>> begin Data provided

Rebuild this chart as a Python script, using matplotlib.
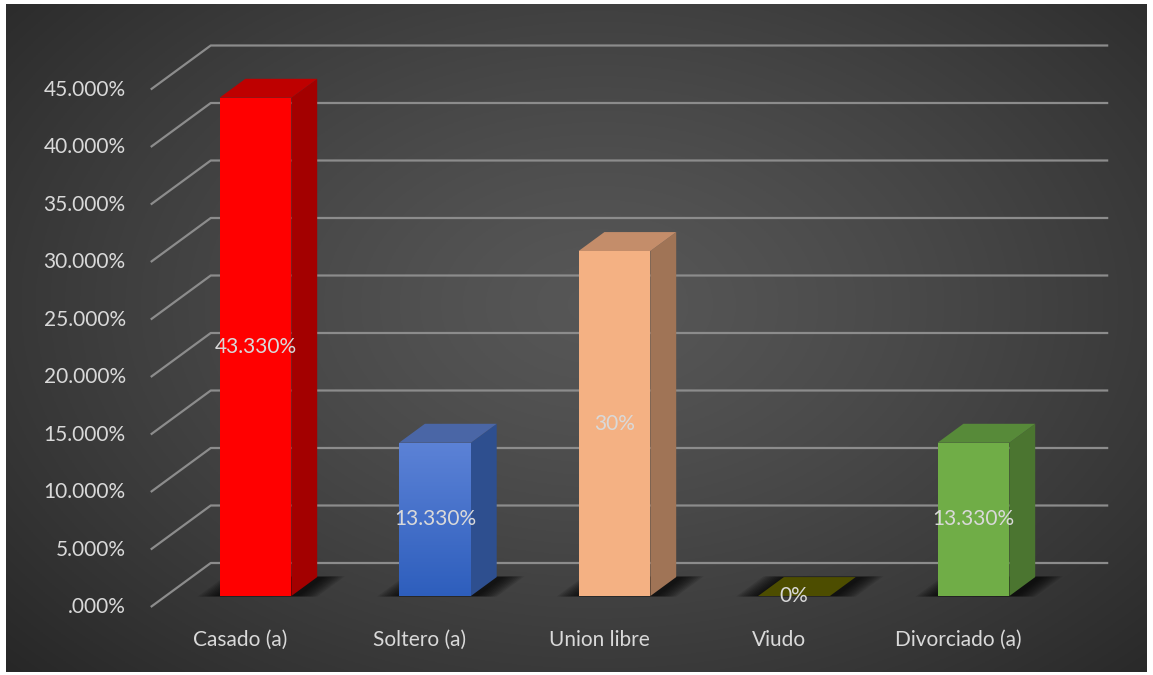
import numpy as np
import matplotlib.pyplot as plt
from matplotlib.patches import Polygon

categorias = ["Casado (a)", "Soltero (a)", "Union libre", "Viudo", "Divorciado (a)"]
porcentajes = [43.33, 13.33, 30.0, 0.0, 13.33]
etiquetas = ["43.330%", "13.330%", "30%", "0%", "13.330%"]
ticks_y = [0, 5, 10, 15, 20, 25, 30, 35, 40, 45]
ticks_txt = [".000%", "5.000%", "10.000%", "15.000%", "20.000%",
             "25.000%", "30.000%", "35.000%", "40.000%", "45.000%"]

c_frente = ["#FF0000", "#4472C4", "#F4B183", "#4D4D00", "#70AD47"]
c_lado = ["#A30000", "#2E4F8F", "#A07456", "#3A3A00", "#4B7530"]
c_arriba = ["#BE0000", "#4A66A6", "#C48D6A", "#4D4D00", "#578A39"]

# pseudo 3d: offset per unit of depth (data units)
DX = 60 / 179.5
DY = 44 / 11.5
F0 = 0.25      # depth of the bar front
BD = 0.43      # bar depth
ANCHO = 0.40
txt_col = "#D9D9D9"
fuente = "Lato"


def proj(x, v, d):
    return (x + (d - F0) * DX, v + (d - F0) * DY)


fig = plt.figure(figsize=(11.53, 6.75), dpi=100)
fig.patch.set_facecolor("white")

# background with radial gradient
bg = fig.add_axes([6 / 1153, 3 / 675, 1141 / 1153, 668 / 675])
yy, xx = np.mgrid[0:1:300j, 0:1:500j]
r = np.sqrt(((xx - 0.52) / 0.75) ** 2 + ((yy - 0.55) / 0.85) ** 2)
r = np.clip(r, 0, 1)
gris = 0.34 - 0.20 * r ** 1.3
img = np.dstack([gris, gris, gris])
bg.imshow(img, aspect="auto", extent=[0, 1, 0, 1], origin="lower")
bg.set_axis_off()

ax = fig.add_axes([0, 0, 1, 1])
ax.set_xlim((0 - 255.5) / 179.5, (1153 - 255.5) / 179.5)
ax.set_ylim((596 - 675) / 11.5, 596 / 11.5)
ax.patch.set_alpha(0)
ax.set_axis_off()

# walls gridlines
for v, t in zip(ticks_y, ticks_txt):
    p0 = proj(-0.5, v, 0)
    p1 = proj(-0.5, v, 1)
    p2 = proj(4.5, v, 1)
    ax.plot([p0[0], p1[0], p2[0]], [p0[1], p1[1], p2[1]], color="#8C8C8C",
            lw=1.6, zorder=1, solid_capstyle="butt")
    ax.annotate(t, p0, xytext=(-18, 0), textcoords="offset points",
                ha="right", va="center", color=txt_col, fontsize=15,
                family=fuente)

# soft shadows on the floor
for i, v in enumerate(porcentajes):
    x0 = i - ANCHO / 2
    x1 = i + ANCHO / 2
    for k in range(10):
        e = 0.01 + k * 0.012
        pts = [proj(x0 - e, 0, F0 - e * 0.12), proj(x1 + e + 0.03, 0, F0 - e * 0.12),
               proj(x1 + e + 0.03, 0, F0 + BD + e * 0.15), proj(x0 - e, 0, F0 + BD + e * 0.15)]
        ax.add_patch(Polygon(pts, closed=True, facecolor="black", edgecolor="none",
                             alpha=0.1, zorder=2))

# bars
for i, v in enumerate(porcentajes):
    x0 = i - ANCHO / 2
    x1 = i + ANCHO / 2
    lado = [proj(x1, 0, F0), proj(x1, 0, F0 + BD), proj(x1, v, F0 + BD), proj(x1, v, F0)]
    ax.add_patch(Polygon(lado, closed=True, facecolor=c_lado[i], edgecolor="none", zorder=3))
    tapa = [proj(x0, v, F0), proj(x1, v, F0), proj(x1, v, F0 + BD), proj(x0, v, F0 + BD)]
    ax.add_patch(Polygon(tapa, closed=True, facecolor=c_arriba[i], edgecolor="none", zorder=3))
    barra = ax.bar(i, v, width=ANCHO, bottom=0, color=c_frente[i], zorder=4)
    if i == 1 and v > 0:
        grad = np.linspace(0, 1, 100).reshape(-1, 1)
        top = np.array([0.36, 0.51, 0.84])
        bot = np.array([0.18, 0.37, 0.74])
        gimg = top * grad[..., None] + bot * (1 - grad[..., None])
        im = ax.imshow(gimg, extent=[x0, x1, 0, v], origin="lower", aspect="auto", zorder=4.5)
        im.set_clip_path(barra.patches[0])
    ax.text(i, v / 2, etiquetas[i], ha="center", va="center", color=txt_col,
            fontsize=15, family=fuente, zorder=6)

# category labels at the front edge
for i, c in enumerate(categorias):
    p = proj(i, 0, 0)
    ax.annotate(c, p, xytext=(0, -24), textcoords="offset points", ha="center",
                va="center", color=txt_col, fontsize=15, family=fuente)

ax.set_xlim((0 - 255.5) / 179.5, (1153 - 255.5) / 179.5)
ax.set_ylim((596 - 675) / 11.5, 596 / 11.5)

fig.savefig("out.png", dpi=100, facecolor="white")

>> end Data provided

Reproduce the material in full, word for word, and omit the pictures.

Rebuild this chart as a Python script, using matplotlib.
import numpy as np
import matplotlib.pyplot as plt
from matplotlib.patches import Polygon

categorias = ["Casado (a)", "Soltero (a)", "Union libre", "Viudo", "Divorciado (a)"]
porcentajes = [43.33, 13.33, 30.0, 0.0, 13.33]
etiquetas = ["43.330%", "13.330%", "30%", "0%", "13.330%"]
ticks_y = [0, 5, 10, 15, 20, 25, 30, 35, 40, 45]
ticks_txt = [".000%", "5.000%", "10.000%", "15.000%", "20.000%",
             "25.000%", "30.000%", "35.000%", "40.000%", "45.000%"]

c_frente = ["#FF0000", "#4472C4", "#F4B183", "#4D4D00", "#70AD47"]
c_lado = ["#A30000", "#2E4F8F", "#A07456", "#3A3A00", "#4B7530"]
c_arriba = ["#BE0000", "#4A66A6", "#C48D6A", "#4D4D00", "#578A39"]

# pseudo 3d: offset per unit of depth (data units)
DX = 60 / 179.5
DY = 44 / 11.5
F0 = 0.25      # depth of the bar front
BD = 0.43      # bar depth
ANCHO = 0.40
txt_col = "#D9D9D9"
fuente = "Lato"


def proj(x, v, d):
    return (x + (d - F0) * DX, v + (d - F0) * DY)


fig = plt.figure(figsize=(11.53, 6.75), dpi=100)
fig.patch.set_facecolor("white")

# background with radial gradient
bg = fig.add_axes([6 / 1153, 3 / 675, 1141 / 1153, 668 / 675])
yy, xx = np.mgrid[0:1:300j, 0:1:500j]
r = np.sqrt(((xx - 0.52) / 0.75) ** 2 + ((yy - 0.55) / 0.85) ** 2)
r = np.clip(r, 0, 1)
gris = 0.34 - 0.20 * r ** 1.3
img = np.dstack([gris, gris, gris])
bg.imshow(img, aspect="auto", extent=[0, 1, 0, 1], origin="lower")
bg.set_axis_off()

ax = fig.add_axes([0, 0, 1, 1])
ax.set_xlim((0 - 255.5) / 179.5, (1153 - 255.5) / 179.5)
ax.set_ylim((596 - 675) / 11.5, 596 / 11.5)
ax.patch.set_alpha(0)
ax.set_axis_off()

# walls gridlines
for v, t in zip(ticks_y, ticks_txt):
    p0 = proj(-0.5, v, 0)
    p1 = proj(-0.5, v, 1)
    p2 = proj(4.5, v, 1)
    ax.plot([p0[0], p1[0], p2[0]], [p0[1], p1[1], p2[1]], color="#8C8C8C",
            lw=1.6, zorder=1, solid_capstyle="butt")
    ax.annotate(t, p0, xytext=(-18, 0), textcoords="offset points",
                ha="right", va="center", color=txt_col, fontsize=15,
                family=fuente)

# soft shadows on the floor
for i, v in enumerate(porcentajes):
    x0 = i - ANCHO / 2
    x1 = i + ANCHO / 2
    for k in range(10):
        e = 0.01 + k * 0.012
        pts = [proj(x0 - e, 0, F0 - e * 0.12), proj(x1 + e + 0.03, 0, F0 - e * 0.12),
               proj(x1 + e + 0.03, 0, F0 + BD + e * 0.15), proj(x0 - e, 0, F0 + BD + e * 0.15)]
        ax.add_patch(Polygon(pts, closed=True, facecolor="black", edgecolor="none",
                             alpha=0.1, zorder=2))

# bars
for i, v in enumerate(porcentajes):
    x0 = i - ANCHO / 2
    x1 = i + ANCHO / 2
    lado = [proj(x1, 0, F0), proj(x1, 0, F0 + BD), proj(x1, v, F0 + BD), proj(x1, v, F0)]
    ax.add_patch(Polygon(lado, closed=True, facecolor=c_lado[i], edgecolor="none", zorder=3))
    tapa = [proj(x0, v, F0), proj(x1, v, F0), proj(x1, v, F0 + BD), proj(x0, v, F0 + BD)]
    ax.add_patch(Polygon(tapa, closed=True, facecolor=c_arriba[i], edgecolor="none", zorder=3))
    barra = ax.bar(i, v, width=ANCHO, bottom=0, color=c_frente[i], zorder=4)
    if i == 1 and v > 0:
        grad = np.linspace(0, 1, 100).reshape(-1, 1)
        top = np.array([0.36, 0.51, 0.84])
        bot = np.array([0.18, 0.37, 0.74])
        gimg = top * grad[..., None] + bot * (1 - grad[..., None])
        im = ax.imshow(gimg, extent=[x0, x1, 0, v], origin="lower", aspect="auto", zorder=4.5)
        im.set_clip_path(barra.patches[0])
    ax.text(i, v / 2, etiquetas[i], ha="center", va="center", color=txt_col,
            fontsize=15, family=fuente, zorder=6)

# category labels at the front edge
for i, c in enumerate(categorias):
    p = proj(i, 0, 0)
    ax.annotate(c, p, xytext=(0, -24), textcoords="offset points", ha="center",
                va="center", color=txt_col, fontsize=15, family=fuente)

ax.set_xlim((0 - 255.5) / 179.5, (1153 - 255.5) / 179.5)
ax.set_ylim((596 - 675) / 11.5, 596 / 11.5)

fig.savefig("out.png", dpi=100, facecolor="white")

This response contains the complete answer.